Chadstone Place’s accomplishments have been verified by Living Future, earning Australia’s first Zero Carbon Certification, the world’s only performance-based standard to address both operational and embodied carbon emissions.
“To achieve Living Future’s rating, we had to demonstrate a 30% improvement in energy efficiency and to ensure embodied carbon emissions did not exceed 500 kilograms per square metre. We reduced Chadstone Place’s energy consumption by 62% and kept embodied carbon below 100 kilograms per square metre. We haven't just met Living Future’s targets; we've blown them out of the water,” Laurent says.
Sustainable spaces, engaged employees
Chadstone Place has also achieved Green Star and NABERS certifications; yet, for employees, green ratings are a baseline expectation.

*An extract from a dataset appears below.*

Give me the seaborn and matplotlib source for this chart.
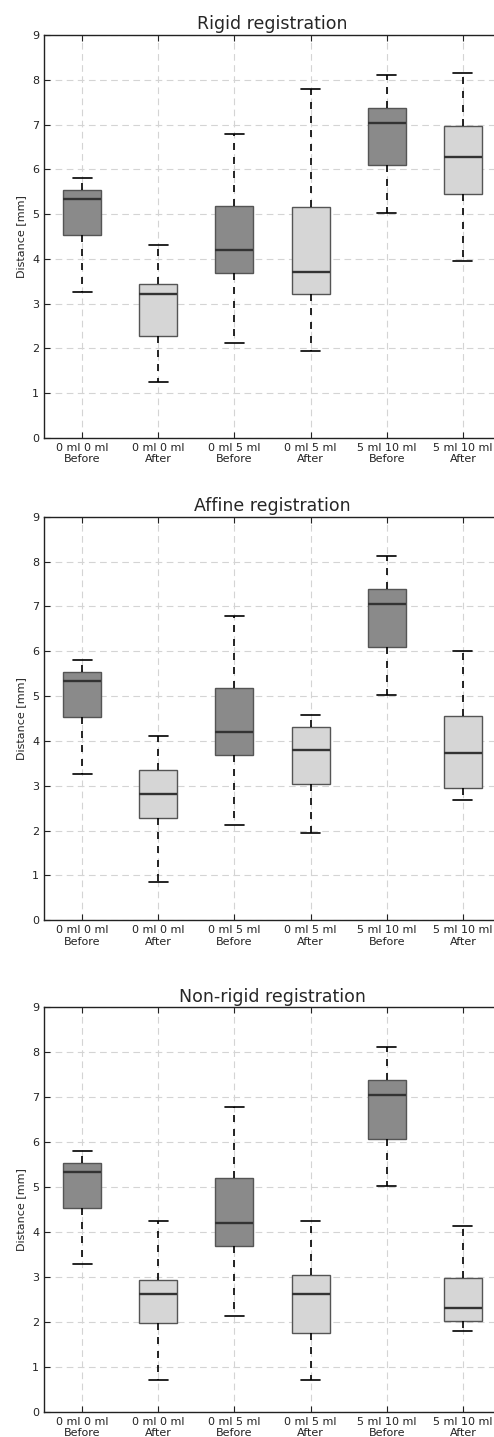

As Fiona notes, employees expect Officeworks to take action to reduce emissions.
What stands out for employees are the sustainability features throughout the building, from the hundreds of indoor plants to the electric bike, scooter and car charging stations, the openable windows flooding the spaces with fresh air, to the neurodiverse-friendly lighting and colour scheme.
Since the move, engagement among Officeworks’ 800-plus employees has soared – even drawing positive feedback from store-based team members. Workplace sentiment has improved by an impressive 27% in just one year. One team member remarked that the new office has “injected fresh energy” into the work environment, boosting motivation to be present regularly. “People have returned to the office in droves,” Fiona says, noting that mid-week attendance nearly doubled.
Chadstone Place’s palpable positive energy reflects that of the project team, Jayne Richardson adds. Upgrading Chadstone Place was both an “obligation and an opportunity”.
“Around two-thirds of the buildings we have today will still be standing in 2050. The challenge is: how do we fix them? We need enlightened tenants, ambitious landlords and motivated consulting teams to work together. When we do, we can create something even better than we imagined.”